One of the images in the series titled ‘500+’ is made up of over 500 pieces of plastic debris that was found inside the digestive tract of a albatross chick in the North Pacific Gyre. Unlike the other in the images in the series, this compact arrangement of debris represents severity of marine wildlife consuming said waste.
Mandy first began this journey in 2012 after she was a part of an expedition to the Great Pacific Garbage Patch to track debris from the 2011 Japanese tsunami. The crew who accompanied her were a mixture of scientists and laypeople who were studying how materials such as plastic move through the ocean and how long they take to decompose as well as how they’re colonised by marine life.
Whilst aboard the ship, one of the crew members began telling her about Hong Kong’s issue with plastic bags which moved Mandy, “I knew there and then that this would be my next project” she said.

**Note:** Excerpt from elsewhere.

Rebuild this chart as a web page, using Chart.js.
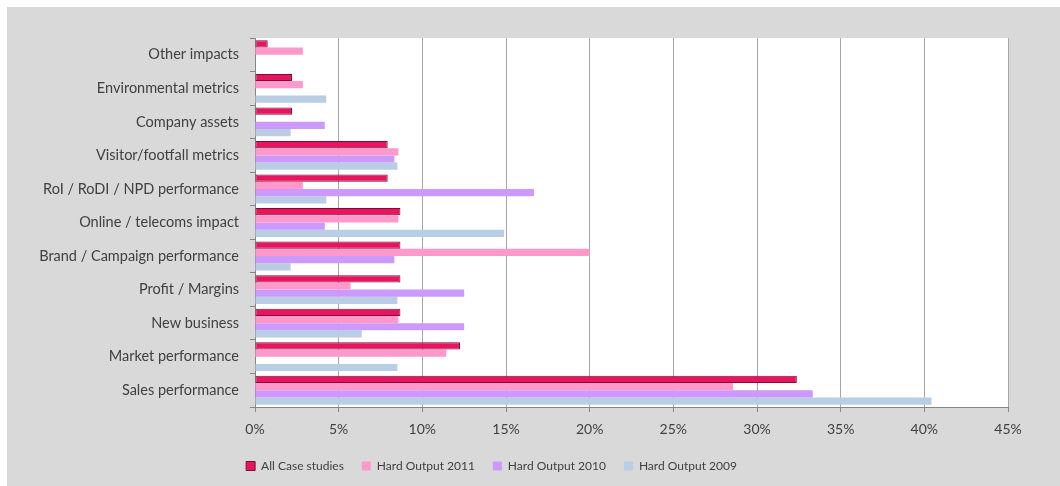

In 2013 she visited Hong Kong to speak at an environmental conference, however she came prepared. Although it was a ten-day trip, that was plenty of time as she managed to salvage the majority of the waste used in series in the course of those ten days, which only proves that our waste is a bigger problem than we care to admit.

During the beginning, she simply took photos of the waste on the beach. However nobody seemed interested, “They had seen these sorts of images before, and it didn’t hold their attention” instead of losing motivation, she decided to get more creative by sorting the waste into groups: action figures, artificial flowers and plastic rice packets.
After that, she began to arrange them ever so slightly – smaller pieces first, medium sized pieces followed by the larger ones. Her goal was to make the images have enough beauty to gain people’s attention however, she then wanted them to wonder what they’re made of as well as the meaning behind it.

A commissioned piece named ‘276 Inside Out’ was an image she took of the 276 pieces of plastic recovered from the stomach of a albatross chick from the Midway, 2012. This image’s story truly puts into perspective of just how much the wildlife consumes. A single chick consumed 276 pieces of plastic.